The number one target of Detector’s campaign in Ukraine, journalist and politician Anatoliy Shariy, has been twice charged with treason by the Security Service of Ukraine (SBU). The first charge, for posting a map of Ukraine to his YouTube channel which excluded Crimea and the Donbas, resulted in his brief arrest in Spain as a result of what the SBU itself described as a “multi-level special operation”. The second charge was announced in July through the SBU’s Telegram channel, based on an accusation that Shariy provided filming advice to Russian intelligence.
Leaked emails from the Twitter Files revealed that the U.S. Federal Bureau of Investigation (FBI) forwarded requests from the SBU to Twitter which included a demand to censor both Shariy and Canadian journalist Aaron Maté. Maté is perhaps the second most prominent contributor to The Grayzone behind founding editor Max Blumenthal, whom OIP names alongside Columbia professor Jeffrey Sachs as an influential American figure in “pro-Russian” narratives in Belarus. The SBU’s request for Twitter to censor Shariy and Maté came one year after Grayzone’s exposé of Zinc’s Open Information Partnership.
The OIP working group’s recent recommendation of “coordinated action to pressure social media and digital market actors” to censor even factual journalism is laid out in the leaked final report. The first page of its introduction defines disinformation to include even verifiable criticisms of NATO, with two such explicit categories including “Content based on verifiable information which…uses emotive or inflammatory language” and “Not-attributable…information which fits with existing pro-Kremlin narratives, aims or activities”. Under a non-partisan extension of this system, the U.S. Congressman-endorsed online troll army known as the North Atlantic Fella Organization (NAFO) would have its communications labeled as disinformation, regardless of the veracity of its individual arguments. But OIP’s targets are instead influential journalists who report critically on NATO.
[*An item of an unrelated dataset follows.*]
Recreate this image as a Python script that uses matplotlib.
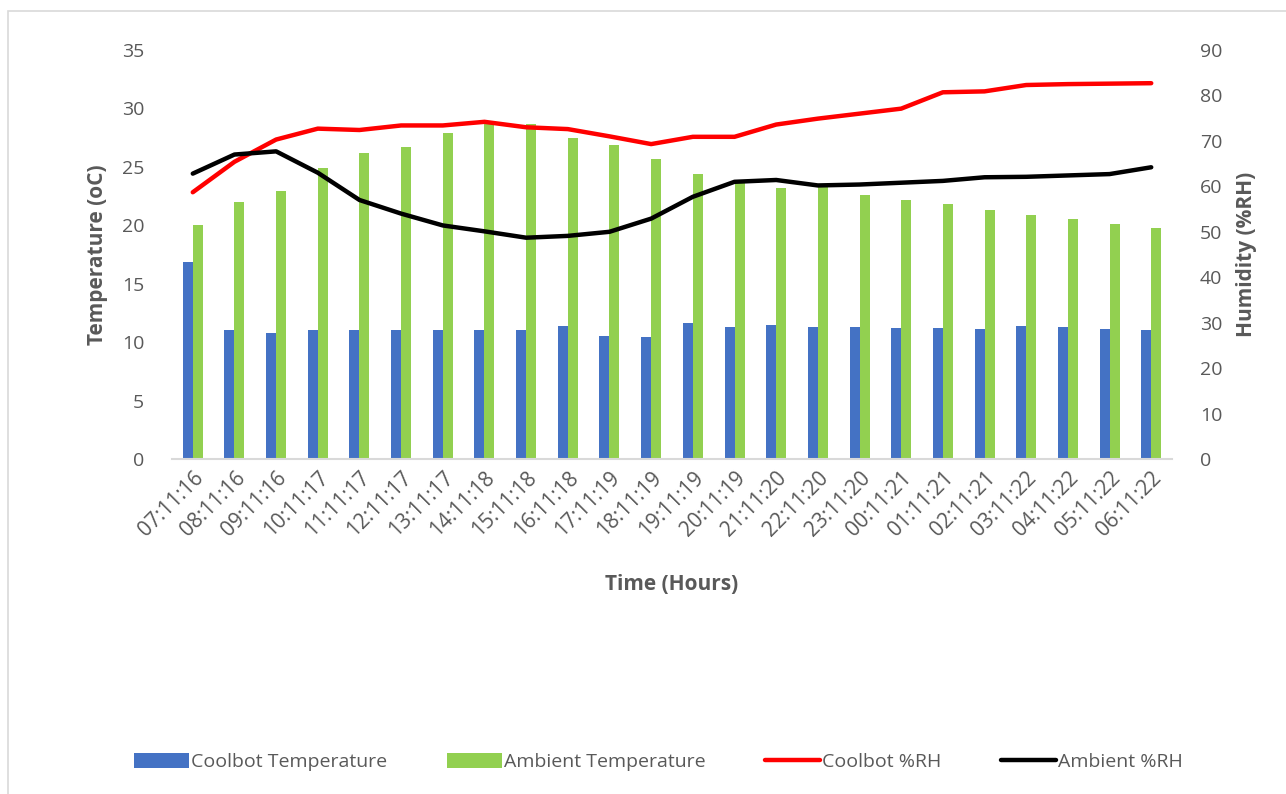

The basic methodology of the report was to collect 50 postings each week using keyword searches on individually selected “pro-Russian” information sources in each of the ten studied regions, typically taking 35 of the 50 posts from social media such as Telegram and Facebook and 15 from online media outlets. U.S. Army Cyber Command has similarly been purchasing bulk copies of the public content of social media platforms such as Facebook and Twitter as part of its mission to protect the “NATO brand”, as was revealed by the author in April.
(Twelve pages of the Ukraine War Disinfo Working Group’s final report were made public six days ago on LinkedIn by the Lithuanian non-profit Civic Resilience Initiative (CIR), which handled the Baltics region for the group. Several weekly reports from OIP’s study were also published by Political Capital, the Hungarian think tank tasked with monitoring narratives in its own country. While of a similar format, the weekly reports do not contain, for example, the final report’s noteworthy recommendation of a coordinated pressure campaign against social media companies and “digital market actors”. CIR’s twelve pages similarly are focused on the Baltics and do not contain the full report’s more controversial definitions or recommendations.)
The leaked U.K. government-funded report explicitly warns against usage of the phrase “the West”, arguing that “This may fuel the narrative that the so-called ‘collective West’ exerts undue control over Ukraine.” On the other hand, the final pages of the report argue that “intelligence agencies across Europe can and should do more and they require a more unified approach [emphasis theirs]”. The group further recommends “Improving and intensifying cooperation among the intelligence agencies within the EU with the focus on malign foreign information influence.”